Pada mulanya, dugaan adanya pemburu rente ini disampaikan oleh Pengamat Ekonomi Energi Universitas Gadjah Mada (UGM), Fahmy Radhi. Ia menerangkan, penghapusan BBM jenis Premium bakal akan memberikan keuntungan bagi Pertamina. Pasalnya, hal itu akan mengurangi biaya transportasi dan mengurangi biaya subsidi yang selama ini diberikan kepada BUMN migas ini.

Akan tetapi, dirinya ragu penghapusan Premium akan dilakukan tahun depan. Hal itu karena wacana penghapusan memang sudah sejak lama disuarakan, tetapi tidak kunjung berjalan. Dalam dugaannya, hal itu terjadi lantaran pemburu rente impor.

“Saya tidak yakin tahun depan Premium benar-benar dihapuskan. Pasalnya, sejak 2017 penghapusan Premium sudah diwacanakan, tetapi hingga kini tidak pernah direalisasikan. Kendalanya, saya menduga, pemburu rente impor Premium selalu mencegah rencana penghapusan Premium,” sebutnya.

Premium lenyap tahun depan

Menurut Ahok, Premium bakal dihapus tahun depan, sedangkan Pertalite masih dipertahankan.

“Kalau baca RKAP 2022 iya (dihapus). Subsidi geser ke Pertalite agar tidak jualan yang bahayakan kesehatan dan dari sisi produksi kilang sekarang modern tidak proyeksi Premium,” jelasnya.

Terkait apakah apakah harga Pertalite tidak jauh dengan bensin ke depannya, ia sendiri belum bisa memberikan keterangan. Harga ini, imbuhnya, bergantung subsidi yang diberikan pemerintah.

“Angka subsidi tergantung pemerintah dan tentu ada dasar hitungannya,” paparnya.

Syarat dari DPD

Terkait wacana penghapusan Premium dan Pertalite pada tahun depan, Dewan Perwakilan Daerah (DPD) RI meminta pemerintah agar upaya ini memperhitungkan berbagai aspek. Menurut Wakil Ketua DPD, Sultan B Najamudin, pihaknya meminita agar penghapusan BBM ini mempertimbangkan kondisi nasional yang sedang dalam periode pemulihan ekonomi.

“Mewujudkan kualitas udara yang bersih dan sehat tentu sangat kami harapkan, namun pemerintah tidak bisa memberlakukan kebijakan penghapusan dua jenis BBM idola kelas menengah-bawah ini secara merata. Karena terdapat banyak faktor yang menyebabkan kualitas udara suatu daerah khususnya di kawasan perkotaan,” katanya lewat keterangan resmi, kemarin (27/12).
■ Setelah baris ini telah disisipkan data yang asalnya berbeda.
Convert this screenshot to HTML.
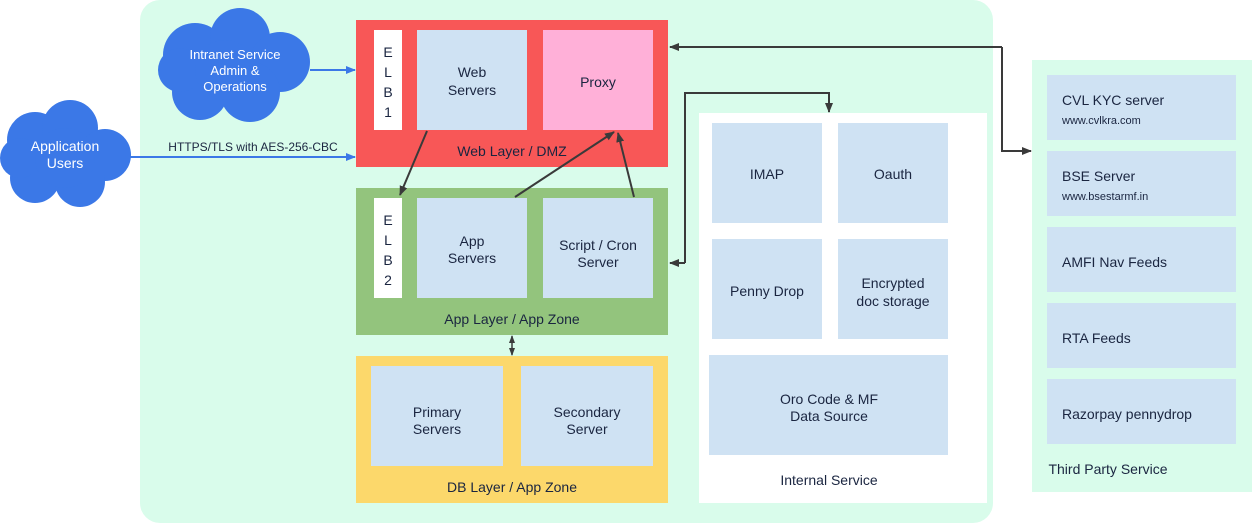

Kalau orientasinya adalah meningkatkan kualitas udara, sambungnya, maka penghapusan Premium dan Pertalite ini mesti didasarkan pada Air Quality Index (AQ Index). Hal itu karena kualitas udara di setiap daerah berbeda-beda, yang bergantung pada kepadatan kendaraan dan industri.

“Buatkan saja aturan lintas kementerian baik KLHK dan Kemenkeu yang menetapkan batas batas atau standar AQI di semua daerah untuk diberlakukan ada tidaknya BBM jenis Premium dan Pertalite,” tuturnya.

Ia menyebut, dengan begitu, pemerintah daerah bakal berlomba-lomba untuk memastikan AQI daerahnya berada di bawah batas atas yang ditetapkan. Pasalnya, hal ini berdampak pada jenis BBM yang digunakan.

“Kebijakan ini akan terasa lebih adil dan proporsional. Apalagi situasi ekonomi masyarakat belum benar-benar pulih di tengah pandemi. Jangan sampai masyarakat daerah dan desa harus menanggung beban ekonomi yang diakibatkan oleh penduduk di kawasan kota penghasil emisi atau polusi udara,” jelasnya.

Ia pun menyatakan bahwa penting bagi pemerintah untuk mempertimbangkan risiko ekonomi yang ditopang oleh pola konsumsi masyarakat. Terlebih lagi, BBM menjadi faktor yang sangat menentukan bagi gejolak inflasi dan daya beli masyarakat. Efek dominonya, kata dia lagi, sangat luas.

“Kami sangat menyadari bahwa kondisi fiskal kami sedang tidak baik-baik saja, tapi jangan rakyat kecil yang dikorbankan. Artinya, subsidi BBM masih dibutuhkan untuk saat ini. Pemerintah hanya perlu merapikan data penerima BBM bersubsidi,” tutupnya.